In the case of “Eat, Pray, Love”, Elizabeth Gilbert’s story of self-discovery – however self-indulgent you may find it – is a personal journey. Yet over time, perhaps because most readers can relate to the subject matter on a personal level, Gilbert’s story somehow came to be seen as prescriptive or even representative of all single women in their 30s.
This isn’t Gilbert’s fault. In fact, you see a similar phenomenon with Amy Tan’s “The Joy Luck Club” or Jhumpa Lahiri’s “The Namesake” being turned into “quintessential” stories about the Asian- and Indian American communities – both of whom, in reality, encompass an extremely diverse set of people and experiences. When a certain point-of-view is under-represented in the mainstream, people tend to lionize the strongest (and perhaps loudest) of these voices.
Today, some women idolize “Eat, Pray, Love” so much that they’re trying to experience the journey for themselves – literally. Following the movie, there was an increase in women retracing Gilbert’s steps through Italy, India and Indonesia.

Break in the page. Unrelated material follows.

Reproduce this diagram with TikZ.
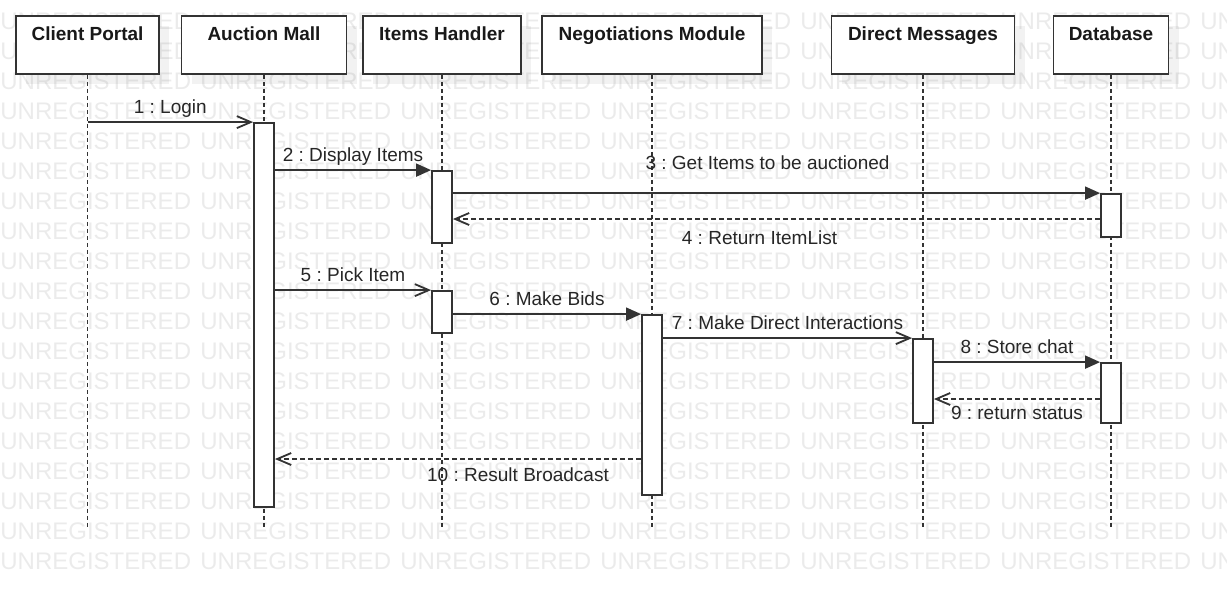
\documentclass[tikz,border=0pt]{standalone}
\usepackage{fontspec}
\setmainfont{Liberation Sans}
\usetikzlibrary{arrows.meta,fit,shadows}
\definecolor{ink}{HTML}{333333}
\definecolor{wmgray}{HTML}{EBEBEB}
\frenchspacing

\begin{document}
\begin{tikzpicture}[
        x=0.5pt, y=-0.5pt,
        head/.style={draw=ink, line width=0.9pt, fill=white, anchor=north,
                     inner xsep=0pt, inner ysep=0pt,
                     text height=12.5pt, text depth=16.5pt, text=black!90,
                     font=\fontsize{9.5}{11}\selectfont\bfseries,
                     drop shadow={shadow xshift=5pt, shadow yshift=-5pt,
                                  fill=black, opacity=0.05}},
        life/.style={draw=ink, line width=0.7pt, dash pattern=on 2pt off 1.5pt},
        bar/.style={draw=ink, line width=0.9pt, fill=white, inner sep=0pt},
        call/.style={draw=ink, line width=0.9pt,
                     -{Straight Barb[length=7pt, width=6pt]}},
        sync/.style={draw=ink, line width=0.9pt,
                     -{Triangle[length=7.5pt, width=6.5pt]}},
        reply/.style={call, dash pattern=on 2.5pt off 1.5pt},
        lbl/.style={font=\fontsize{9.5}{11}\selectfont, text=black!85,
                    inner sep=0pt, text height=7pt, text depth=2pt},
        wm/.style={font=\fontsize{12}{14}\selectfont, text=wmgray,
                   anchor=west, inner sep=0pt}
    ]
        \useasboundingbox (0,0) rectangle (1227,591);

        \begin{scope}
            \clip (0,0) rectangle (1227,591);
            \foreach \r in {0,...,18}
                \foreach \c in {0,...,6}
                    \node[wm] (wm-\r-\c) at (200*\c, 21+30*\r) {UNREGISTERED};
        \end{scope}

        \node[head, minimum width=71.5pt] (portal) at (87.5,15) {Client Portal};
        \node[head, minimum width=82.5pt] (mall) at (264,15) {Auction Mall};
        \node[head, minimum width=79pt] (items) at (442,15) {Items Handler};
        \node[head, minimum width=110pt] (nego) at (652,15) {Negotiations Module};
        \node[head, minimum width=91.5pt] (dms) at (923,15) {Direct Messages};
        \node[head, minimum width=57.5pt] (db) at (1111,15) {Database};

        \coordinate (bottom) at (0,528);
        \foreach \p in {portal,mall,items,nego,dms,db}
            \draw[life] (\p.south) -- (\p.south |- bottom);

        \node[bar, fit={(254,123) (274,507)}] (mall-act) {};
        \node[bar, fit={(432,171) (452,243)}] (items-act1) {};
        \node[bar, fit={(432,291) (452,333)}] (items-act2) {};
        \node[bar, fit={(642,315) (662,495)}] (nego-act) {};
        \node[bar, fit={(913,339) (933,423)}] (dms-act) {};
        \node[bar, fit={(1101,194) (1121,237)}] (db-act1) {};
        \node[bar, fit={(1101,363) (1121,423)}] (db-act2) {};

        \coordinate (ret4) at (0,219);
        \coordinate (ret9) at (0,399);
        \coordinate (ret10) at (0,459);

        \draw[call] (portal.south |- mall-act.north) -- (mall-act.north west)
            node[lbl, midway, yshift=7pt] {1 : Login};
        \draw[sync] (mall-act.east |- items-act1.north) -- (items-act1.north west)
            node[lbl, midway, yshift=7pt] {2 : Display Items};
        \draw[sync] (items-act1.east |- db-act1.north) -- (db-act1.north west)
            node[lbl, midway, xshift=-4.5pt, yshift=14.5pt] {3 : Get Items to be auctioned};
        \draw[reply] (db-act1.west |- ret4) -- (items-act1.east |- ret4)
            node[lbl, midway, xshift=-8.5pt, yshift=-10pt] {4 : Return ItemList};
        \draw[call] (mall-act.east |- items-act2.north) -- (items-act2.north west)
            node[lbl, midway, yshift=7pt] {5 : Pick Item};
        \draw[sync] (items-act2.east |- nego-act.north) -- (nego-act.north west)
            node[lbl, midway, yshift=7pt] {6 : Make Bids};
        \draw[call] (nego-act.east |- dms-act.north) -- (dms-act.north west)
            node[lbl, midway, yshift=7pt] {7 : Make Direct Interactions};
        \draw[sync] (dms-act.east |- db-act2.north) -- (db-act2.north west)
            node[lbl, midway, yshift=7pt] {8 : Store chat};
        \draw[reply] (db-act2.west |- ret9) -- (dms-act.east |- ret9)
            node[lbl, midway, yshift=-7.5pt] {9 : return status};
        \draw[reply] (nego-act.west |- ret10) -- (mall-act.east |- ret10)
            node[lbl, midway, xshift=30pt, yshift=-8.5pt] {10 : Result Broadcast};
    \end{tikzpicture}
\end{document}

For a moment, let’s put aside the fact that following somebody else’s journey completely misses the point of self-discovery. It’s clear that Gilbert hit a nerve – inspiring some women and offending others with her brand of travel and introspection.

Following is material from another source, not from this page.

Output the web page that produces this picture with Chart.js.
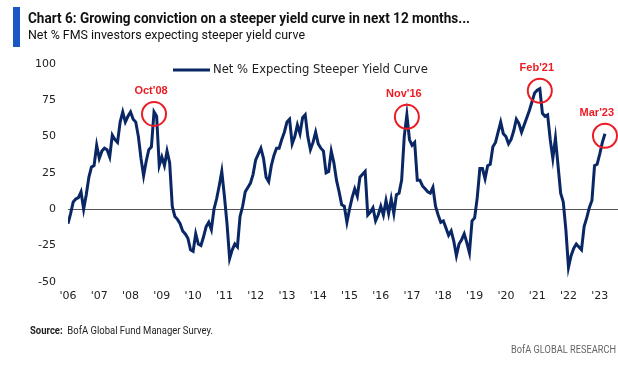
<!DOCTYPE html>
<html>
<head>
<meta charset="utf-8">
<script src="https://cdn.jsdelivr.net/npm/chart.js@4.4.0/dist/chart.umd.min.js"></script>
<style>
  body { margin: 0; background: #fff; }
  #wrap { position: relative; width: 618px; height: 372px; overflow: hidden; font-family: 'Liberation Sans Narrow', 'Roboto', 'Liberation Sans', sans-serif; }
  #grafico { position: absolute; left: 0; top: 0; }
  #bar { position: absolute; left: 13px; top: 7px; width: 7px; height: 40px; background: #1a56c4; }
  .txt { position: absolute; white-space: nowrap; line-height: 1; transform-origin: left top; color: #111; }
  #titulo { left: 28px; top: 11px; font-size: 15px; font-weight: bold; }
  #subtitulo { left: 28px; top: 28px; font-size: 13px; }
  #fuente { left: 30px; top: 325px; font-size: 11px; color: #222; }
  #marca { left: 511px; top: 344px; font-size: 11px; color: #666; }
</style>
</head>
<body>
<div id="wrap">
  <canvas id="grafico" width="618" height="372"></canvas>
  <div id="bar"></div>
  <div id="titulo" class="txt">Chart 6: Growing conviction on a steeper yield curve in next 12 months...</div>
  <div id="subtitulo" class="txt">Net % FMS investors expecting steeper yield curve</div>
  <div id="fuente" class="txt"><b>Source:</b>&nbsp; BofA Global Fund Manager Survey.</div>
  <div id="marca" class="txt">BofA GLOBAL RESEARCH</div>
</div>
<script>
// etiquetas de los años (una por enero)
const anios = ["'06", "'07", "'08", "'09", "'10", "'11", "'12", "'13", "'14", "'15", "'16", "'17", "'18", "'19", "'20", "'21", "'22", "'23"];

// Net % expecting steeper yield curve, mensual (ene..dic)
const v2006 = [-10, -3, 5, 7, 8, 12, 0, 10, 22, 29, 30, 44];
const v2007 = [35, 40, 42, 41, 36, 51, 48, 46, 60, 67, 60, 64];
const v2008 = [67, 62, 60, 50, 35, 23, 33, 41, 43, 67, 64, 30];
const v2009 = [36, 30, 40, 32, 2, -5, -7, -10, -15, -17, -20, -28];
const v2010 = [-29, -17, -24, -25, -19, -12, -9, -14, 0, 7, 16, 26];
const v2011 = [9, -10, -34, -28, -24, -26, -5, 2, 12, 15, 18, 24];
const v2012 = [34, 38, 42, 35, 22, 19, 30, 37, 42, 42, 48, 53];
const v2013 = [60, 62, 45, 50, 58, 52, 63, 65, 50, 41, 46, 53];
const v2014 = [45, 42, 40, 25, 26, 40, 32, 20, 12, 3, 2, -9];
const v2015 = [0, 8, 14, 9, 22, 24, 26, -4, -2, 1, -8, -4];
const v2016 = [2, -4, 6, -3, 7, -3, 10, 11, 20, 50, 65, 48];
const v2017 = [44, 46, 20, 20, 16, 14, 12, 11, 15, 2, -4, -9];
const v2018 = [-8, -13, -18, -15, -22, -32, -24, -21, -17, -23, -30, -8];
const v2019 = [-6, 8, 28, 28, 21, 30, 31, 43, 46, 53, 60, 52];
const v2020 = [50, 45, 48, 54, 62, 59, 53, 58, 63, 68, 74, 80];
const v2021 = [82, 83, 66, 64, 65, 48, 35, 49, 30, 11, 5, -14];
const v2022 = [-40, -32, -27, -24, -26, -28, -12, -6, 1, 6, 30, 31];
const v2023 = [38, 46, 52];

// notas en rojo (indice del mes desde ene'06)
const notasMes = [33, 130, 181, 206];
const notasTexto = ["Oct'08", "Nov'16", "Feb'21", "Mar'23"];

const serie = [].concat(v2006, v2007, v2008, v2009, v2010, v2011, v2012, v2013, v2014,
  v2015, v2016, v2017, v2018, v2019, v2020, v2021, v2022, v2023);
const puntos = serie.map((v, i) => ({ x: i, y: v }));

const rojo = '#ec1c24';
const azul = '#0a2765';

const notas = {
  id: 'notas',
  afterDatasetsDraw(chart) {
    const ctx = chart.ctx;
    const xs = chart.scales.x;
    const ys = chart.scales.y;
    ctx.save();
    notasMes.forEach((m, i) => {
      const px = xs.getPixelForValue(m);
      const py = ys.getPixelForValue(serie[m]);
      ctx.strokeStyle = rojo;
      ctx.lineWidth = 2;
      ctx.beginPath();
      ctx.arc(px, py + 2, 12, 0, Math.PI * 2);
      ctx.stroke();
      ctx.font = 'bold 11px "Liberation Sans", Arial, sans-serif';
      ctx.fillStyle = rojo;
      ctx.textAlign = 'center';
      ctx.textBaseline = 'middle';
      const w = ctx.measureText(notasTexto[i]).width;
      let tx = Math.min(px - 3, chart.width - 4 - w / 2);
      ctx.fillText(notasTexto[i], tx, py - 21);
    });
    // leyenda
    const ds = chart.data.datasets[0];
    ctx.strokeStyle = ds.borderColor;
    ctx.lineWidth = 3;
    ctx.beginPath();
    ctx.moveTo(173, 70);
    ctx.lineTo(210, 70);
    ctx.stroke();
    ctx.font = '11px "DejaVu Sans", sans-serif';
    const tam = 11 * 215 / ctx.measureText(ds.label).width;
    ctx.font = tam.toFixed(2) + 'px "DejaVu Sans", sans-serif';
    ctx.fillStyle = '#222';
    ctx.textAlign = 'left';
    ctx.textBaseline = 'middle';
    ctx.fillText(ds.label, 213, 70);
    ctx.restore();
  }
};

const fuenteTicks = { family: 'DejaVu Sans', size: 11 };

new Chart(document.getElementById('grafico'), {
  type: 'line',
  data: {
    datasets: [{
      label: 'Net % Expecting Steeper Yield Curve',
      data: puntos,
      borderColor: azul,
      borderWidth: 3,
      pointRadius: 0,
      tension: 0,
      fill: false
    }]
  },
  options: {
    responsive: false,
    animation: false,
    devicePixelRatio: 1,
    layout: { padding: { top: 64, right: 0, bottom: 61, left: 0 } },
    plugins: { legend: { display: false }, tooltip: { enabled: false } },
    scales: {
      x: {
        type: 'linear', min: 0, max: 211,
        grid: { display: false, drawTicks: false },
        border: { display: false },
        ticks: {
          stepSize: 12, includeBounds: false, autoSkip: false, maxRotation: 0, padding: 8,
          color: '#222', font: fuenteTicks,
          callback: v => (v % 12 === 0 && anios[v / 12]) ? anios[v / 12] : ''
        }
      },
      y: {
        min: -50, max: 100,
        afterFit: s => { s.width = 68; },
        grid: { drawTicks: false, lineWidth: 1, color: c => c.tick && c.tick.value === 0 ? '#555' : 'rgba(0,0,0,0)' },
        border: { display: false },
        ticks: { stepSize: 25, padding: 12, color: '#222', font: fuenteTicks }
      }
    }
  },
  plugins: [notas]
});

// ajustar anchos de los textos al original
function ajustar(id, ancho) {
  const el = document.getElementById(id);
  const w = el.getBoundingClientRect().width;
  if (w > 0) el.style.transform = 'scaleX(' + (ancho / w) + ')';
}
ajustar('titulo', 442);
ajustar('subtitulo', 277);
ajustar('fuente', 183);
ajustar('marca', 105);
</script>
</body>
</html>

When it comes to traveling, Gilbert often gets so lost in her own perspective that she misses the complex world bustling around her. Each country gets reduced to a single word (Italy is ‘eat,’ for example). Sure, it’s a good literary device, but it’s a shame India gets reduced to “pray” as Gilbert holes up in an ashram for months without seeing any of the country. It feels like a metaphor for the book as a whole.
I’ve come across plenty of other criticisms – Gilbert treats the people she meets like supporting characters in her life play; she sweeps in and tries to solve their problems with deep pockets but without deep understanding; she boxes herself into ashrams and expat communities so she doesn’t have to make sense of developing countries.
I can understand these criticisms. But I also believe we’ll never know Gilbert’s true experience of Italy, India and Indonesia – or what might’ve been if she hadn’t been writing a book. Would the people and places she encountered along the way still seem like the setting, characters, and plot in a carefully-wrought story?
Then again, perhaps that’s just the beast that comes with writing a personal memoir – trying to fit your dynamic relationships and experiences into a narrative that ties up all your loose ends and turns the beautiful mess of life into a neat little package for someone else to unwrap and examine.